Pearl Abyss ended its 2024 financial year on a high-ish note – a welcome surprise after a year of muddling-through – but also a confusing one. In its Q4 investor report, the Korean company best known to MMO fans as the studio behind Black Desert and the owner of CCP Games’ EVE Online announced that its revenues jumped to 95.7B KRW (around $66M US) in the quarter – that’s up 20% since Q3 and 13.4% when compared to Q4 2023. Those results mean the company put an end to a long streak of profit deficits.
The bulk of the boost came thanks to the company’s games, though we’re deeply disappointed to note here that Pearl Abyss has begun combining Black Desert and EVE Online profits instead of splitting them, which effectively obscures how well each game is doing. This is the first quarter we’ve seen PA do that; compare to the report three months ago, when the revenue breakdown included both games separately and allowed the extremely different playerbases to better understand the ebb and flow of the MMOs.
If you’re as annoyed by that as we are, just know that some of the investor reps on the call were just as displeased; one of them even asked specifically about a breakdown for EVE Online and Black Desert.
“The breakdown is quite similar to our last presentation numbers,” PA execs said through the translator. And… that was it.
That’s not great, given BDO’s weak and EVE’s flat Q3 numbers.

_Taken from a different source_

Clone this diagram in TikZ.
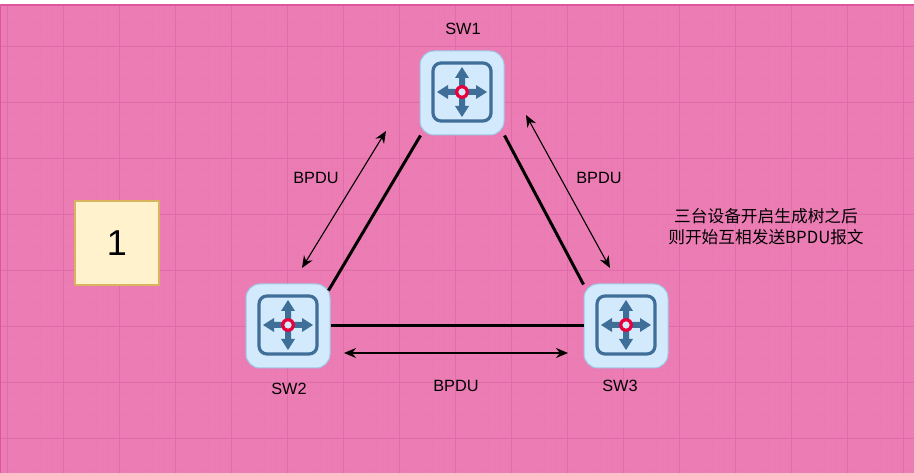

But more importantly, it also doesn’t make much sense here given the 20% increase in gaming-specific revenues, unless we’re meant to believe that all of those gains came from EVE Galaxy Conquest (lol), the company’s only other launch in the period apart from Black Desert China, which would’ve been lumped under BDO anyway.
Indeed, fellow blogger Nosy Gamer goes further and argues that Pearl Abyss is aiming to hide a poor performance for the Chinese launch specifically. Bolstering that idea, the same analyst who asked for the game breakdown also asked about BDO’s Chinese launch last fall. PA doesn’t really give a clear answer except to suggest that it didn’t underperform, which again seems odd as it could’ve easily pointed to the equally interesting 20% jump in regional revenue for Asia between Q3 and Q4. But here’s the whole answer on BDO China:
“We are actually seeing the performance that we had predicted internally. However, for Black Desert it has already been 11 years since it was first started, so it has been a game that was in the market for a long time. So we can see that for the performance in China, it is not easy to have as high performance as new titles. Despite that fact, since Black Desert has been seeing great results in the global market for a long time, we are going to make sure that it takes part and settles in the China market very stably so that we can service for a long time and do our best with the publisher.”
For what it’s worth, Pearl Abyss reiterates its plan to maintain BDO for at least another 10 years with player feedback demanding “consistent content” at the forefront. And of course, we’re still waiting on Crimson Desert – if the one-time MMO even still has any multiplayer to speak of – by the end of the year.